Viewing 5 replies - 1 through 5 (of 5 total)
  • Plugin Author Tijmen Smit

    (@tijmensmit)

    They seem to have made some changes since the last time I checked it. I have to look into this, and make it work again. But not a lot of time for that at the moment, at least not today.

    Plugin Author Tijmen Smit

    (@tijmensmit)

    You are using this one, right?

    Thread Starter flavcao

    (@flavcao)

    Yes, I am using the latest version of both plugins.

    And yes, I tried using the newest way they have for translating:
    [:en]Text[:fr]text[:]

    I also tried with the HTML comment <!–:en–> …

    I tried putting those directly in the input for the label in the map configuration, but when saved all the extra would just be wiped out.

    There isn’t a toggle button for the language in the page either, which is the usual behaviour of qTranslateX.

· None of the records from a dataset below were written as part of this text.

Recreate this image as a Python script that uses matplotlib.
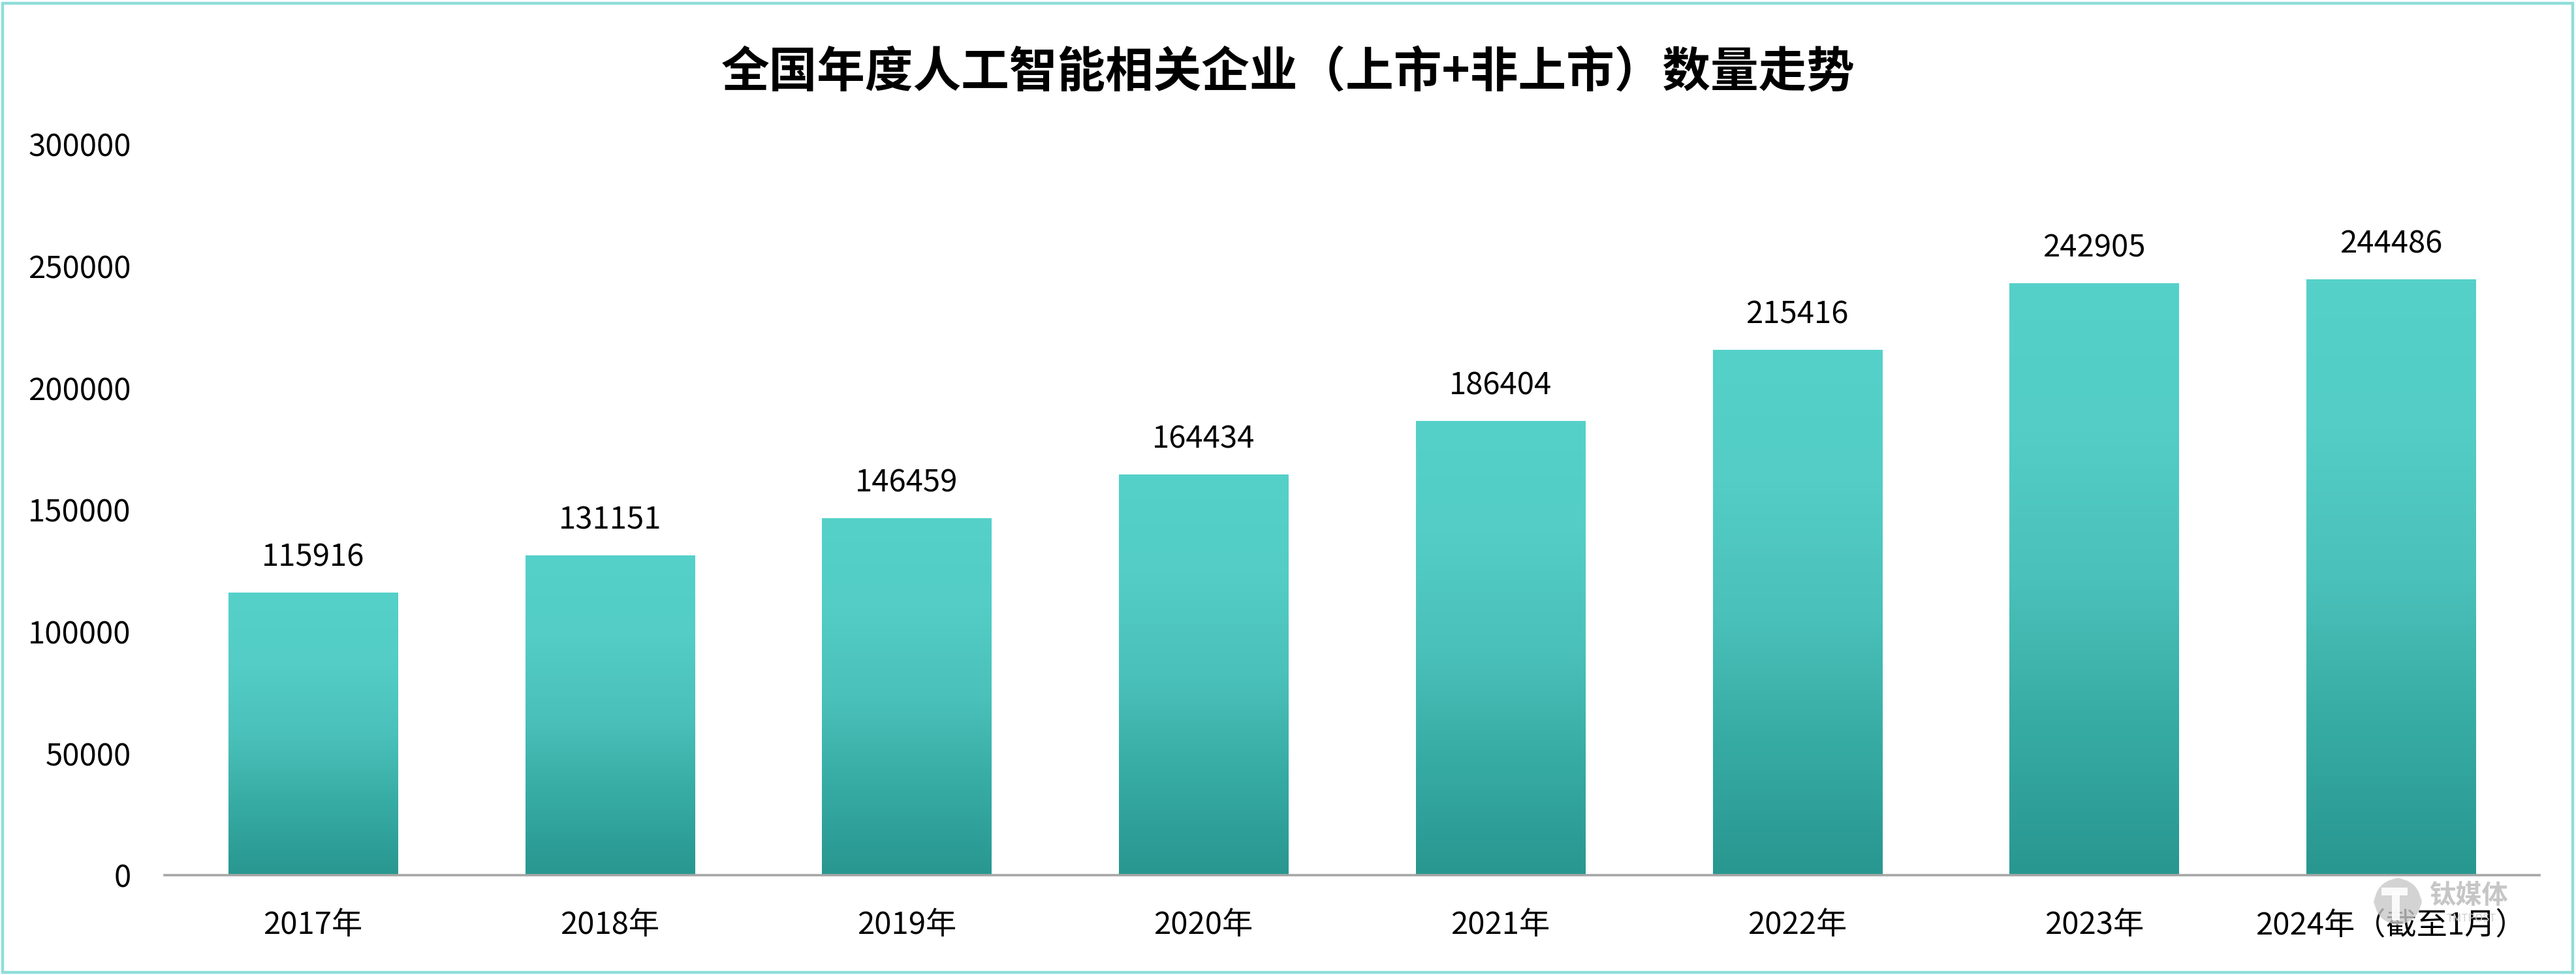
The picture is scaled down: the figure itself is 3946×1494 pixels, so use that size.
import matplotlib
matplotlib.use("Agg")
import matplotlib.pyplot as plt
import numpy as np
from matplotlib.colors import LinearSegmentedColormap
from matplotlib.patches import Rectangle, FancyBboxPatch

plt.rcParams['font.family'] = ['Noto Sans CJK SC', 'DejaVu Sans']

categories = ["2017年", "2018年", "2019年", "2020年", "2021年", "2022年", "2023年", "2024年（截至1月）"]
values = [115916, 131151, 146459, 164434, 186404, 215416, 242905, 244486]
yticks = [0, 50000, 100000, 150000, 200000, 250000, 300000]
title = "全国年度人工智能相关企业（上市+非上市）数量走势"

W, H = 3946, 1494
DPI = 100
fig = plt.figure(figsize=(W / DPI, H / DPI), dpi=DPI)
fig.patch.set_facecolor("white")

ax = fig.add_axes([252 / W, 153 / H, (3890 - 252) / W, (1341 - 221) / H])
ax.set_xlim(-0.5, len(categories) - 0.5)
ax.set_ylim(0, 300000)

cmap = LinearSegmentedColormap.from_list(
    "teal",
    [(0.0, "#289790"), (0.25, "#36ABA4"), (0.5, "#4AC1BA"), (0.75, "#53CDC6"), (1.0, "#55D1CA")],
)
grad = np.linspace(0, 1, 256).reshape(-1, 1)

bar_w = 0.57
bars = ax.bar(range(len(values)), values, width=bar_w, color="none", edgecolor="none", zorder=2)
for b in bars:
    x0 = b.get_x()
    h = b.get_height()
    ax.imshow(grad, cmap=cmap, origin="lower", aspect="auto",
              extent=[x0, x0 + b.get_width(), 0, h], zorder=2, interpolation="bicubic")
    ax.annotate(f"{int(h)}", xy=(b.get_x() + b.get_width() / 2, h), xytext=(0, 39),
                textcoords="offset points", ha="center", va="center", fontsize=34, color="black")

ax.set_xticks(range(len(categories)))
ax.set_xticklabels(categories, fontsize=34)
ax.set_yticks(yticks)
ax.set_yticklabels([str(v) for v in yticks], fontsize=34)
ax.tick_params(axis="x", length=0, pad=38)
ax.tick_params(axis="y", length=0, pad=37)
for s in ["top", "right", "left"]:
    ax.spines[s].set_visible(False)
ax.spines["bottom"].set_color("#A6A6A6")
ax.spines["bottom"].set_linewidth(2.6)
ax.spines["bottom"].set_zorder(3)

fig.text(0.5, (H - 111) / H, title, ha="center", va="center", fontsize=53, fontweight="bold", color="black")

# border
fig.patches.append(Rectangle((4 / W, 4 / H), (W - 9) / W, (H - 9) / H, transform=fig.transFigure,
                             fill=False, edgecolor="#8EDED9", linewidth=3.2, zorder=10))

# watermark (logo drawn as shapes, text in grey)
fig.patches.append(FancyBboxPatch((3636 / W, (H - 1418) / H), 74 / W, 73 / H,
                                  boxstyle="round,pad=0,rounding_size=0.012", transform=fig.transFigure,
                                  facecolor="#C9C9C9", edgecolor="none", alpha=0.8, zorder=0.5,
                                  mutation_aspect=W / H))
fig.patches.append(Rectangle((3648 / W, (H - 1372) / H), 40 / W, 12 / H, transform=fig.transFigure,
                             facecolor="white", edgecolor="none", alpha=0.9, zorder=0.6))
fig.patches.append(Rectangle((3664 / W, (H - 1410) / H), 12 / W, 44 / H, transform=fig.transFigure,
                             facecolor="white", edgecolor="none", alpha=0.9, zorder=0.6))
fig.text(3782 / W, (H - 1372) / H, "钛媒体", ha="center", va="center", fontsize=29, fontweight="bold",
         color="#C6C6C6", zorder=0.5)
fig.text(3786 / W, (H - 1408) / H, "TMTPOST", ha="center", va="center", fontsize=12,
         color="#D0D0D0", zorder=0.5)

fig.savefig("out.png", dpi=DPI, facecolor="white")
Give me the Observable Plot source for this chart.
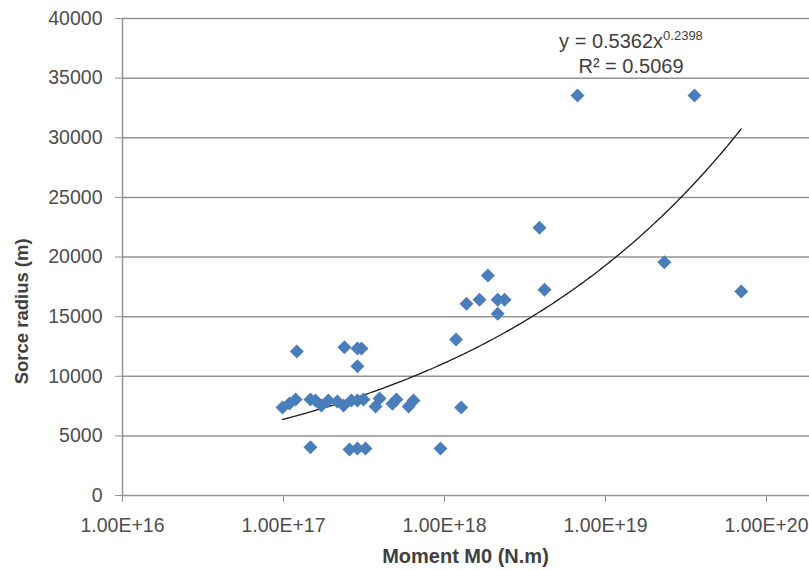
<!DOCTYPE html>
<html>
<head>
<meta charset="utf-8">
<script src="https://cdn.jsdelivr.net/npm/d3@7"></script>
<script src="https://cdn.jsdelivr.net/npm/@observablehq/plot@0.6"></script>
<style>
  html, body { margin: 0; padding: 0; background: #fff; }
  #chart { width: 809px; height: 570px; }
</style>
</head>
<body>
<div id="chart"></div>
<script>
// ---- data ----
const xTicks = [1e16, 1e17, 1e18, 1e19, 1e20];
const yTicks = [0, 5000, 10000, 15000, 20000, 25000, 30000, 35000, 40000];

const moment = [
  9.86e16, 1.09e17, 1.19e17, 1.21e17, 1.47e17, 1.47e17, 1.58e17, 1.72e17,
  1.90e17, 2.16e17, 2.36e17, 2.39e17, 2.57e17, 2.64e17, 2.88e17, 2.88e17,
  2.88e17, 2.88e17, 3.05e17, 3.14e17, 3.23e17, 3.73e17, 3.95e17, 4.75e17,
  5.03e17, 5.98e17, 6.42e17, 9.44e17, 1.18e18, 1.27e18, 1.37e18, 1.65e18,
  1.86e18, 2.14e18, 2.14e18, 2.36e18, 3.89e18, 4.18e18, 6.70e18, 2.32e19,
  3.57e19, 6.97e19
];
const radius = [
  7380, 7715, 8050, 12080, 8050, 4050, 7970, 7550,
  7970, 7880, 7550, 12430, 3860, 7970, 12330, 10840,
  3940, 7970, 12330, 8050, 3940, 7460, 8130, 7700,
  8050, 7460, 7960, 3940, 13080, 7380, 16080, 16410,
  18450, 16410, 15240, 16410, 22450, 17250, 33550, 19560,
  33550, 17110
];

// power trendline shown in the chart: y = a * x^b
const trendA = 0.5362;
const trendB = 0.2398;
const trendR2 = 0.5069;

const xLabel = "Moment M0 (N.m)";
const yLabel = "Sorce radius (m)";

// ---- build ----
const points = moment.map((m, i) => ({m, r: radius[i]}));
const [mMin, mMax] = d3.extent(moment);
const trend = d3.range(0, 201).map(i => {
  const lm = Math.log10(mMin) + (Math.log10(mMax) - Math.log10(mMin)) * i / 200;
  const m = Math.pow(10, lm);
  return {m, r: trendA * Math.pow(m, trendB)};
});

const font = "'Liberation Sans', Arial, sans-serif";
const grey = "#4d4d4d";

const chart = Plot.plot({
  width: 809,
  height: 570,
  marginLeft: 122,
  marginRight: 0,
  marginTop: 18,
  marginBottom: 75,
  style: {fontFamily: font, fontSize: "19.5px", color: grey, background: "#fff"},
  x: {type: "log", domain: [1e16, 1e20 * Math.pow(10, 43 / 161)]},
  y: {domain: [0, 40000]},
  marks: [
    Plot.ruleY(yTicks, {stroke: "#939393", strokeWidth: 1.5}),
    Plot.ruleX([1e16], {stroke: "#939393", strokeWidth: 1.5}),
    Plot.axisY({ticks: yTicks, tickSize: 7, tickPadding: 13, tickFormat: d => String(d),
                stroke: "#939393", fontSize: 19.5, label: null}),
    Plot.axisX({ticks: xTicks, tickSize: 7, tickPadding: 16,
                tickFormat: d => "1.00E+" + Math.round(Math.log10(d)),
                stroke: "#939393", fontSize: 19.5, label: null}),
    Plot.line(trend, {x: "m", y: "r", stroke: "#1a1a1a", strokeWidth: 1.3}),
    Plot.dot(points, {x: "m", y: "r", symbol: "diamond2", r: 6.3, fill: "#4a7ebb", stroke: "none"})
  ]
});

document.getElementById("chart").appendChild(chart);

// ---- titles and trend annotation, placed with the chart's own scales ----
const svg = d3.select(chart);
const sx = chart.scale("x"), sy = chart.scale("y");

svg.append("text")
  .attr("x", (sx.apply(1e16) + 809) / 2)
  .attr("y", 563)
  .attr("text-anchor", "middle")
  .style("font", `bold 20px ${font}`)
  .attr("fill", "#404040")
  .text(xLabel);

svg.append("text")
  .attr("transform", `translate(28, ${sy.apply(15400)}) rotate(-90)`)
  .attr("text-anchor", "middle")
  .style("font", `bold 18.5px ${font}`)
  .attr("fill", "#404040")
  .text(yLabel);

const eqX = sx.apply(1.45e19);
const eq = svg.append("text")
  .attr("x", eqX)
  .attr("y", sy.apply(37500))
  .attr("text-anchor", "middle")
  .style("font", `20px ${font}`)
  .attr("fill", "#404040");
eq.append("tspan").text("y = " + trendA + "x");
eq.append("tspan").attr("dy", -8).style("font-size", "13px").text(trendB);

svg.append("text")
  .attr("x", eqX)
  .attr("y", sy.apply(35400))
  .attr("text-anchor", "middle")
  .style("font", `20px ${font}`)
  .attr("fill", "#404040")
  .text("R² = " + trendR2);
</script>
</body>
</html>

    I thought of doing the translation .pot file as explained for WPML in the website: https://wpstorelocator.co/document/translations/
    but don’t think the same will apply for qTranslateX – or at least don’t know how it would!(?)

    Plugin Author Tijmen Smit

    (@tijmensmit)

    What I remember from the last time I used qTranslateX is that it was compatible with the WPML API and read / imported the wpml-config.xml file so you could translate the setting fields. But this now seems to require a JSON file, which isn’t there.

    I have to look into why it breaks and how to get it work, but I have to take care of other issues first.

    Plugin Author Tijmen Smit

    (@tijmensmit)

    You could indeed try to make different .pot translations files yourself for each language, and see if that works. You can quickly test it by only translating one word that’s used on the front-end.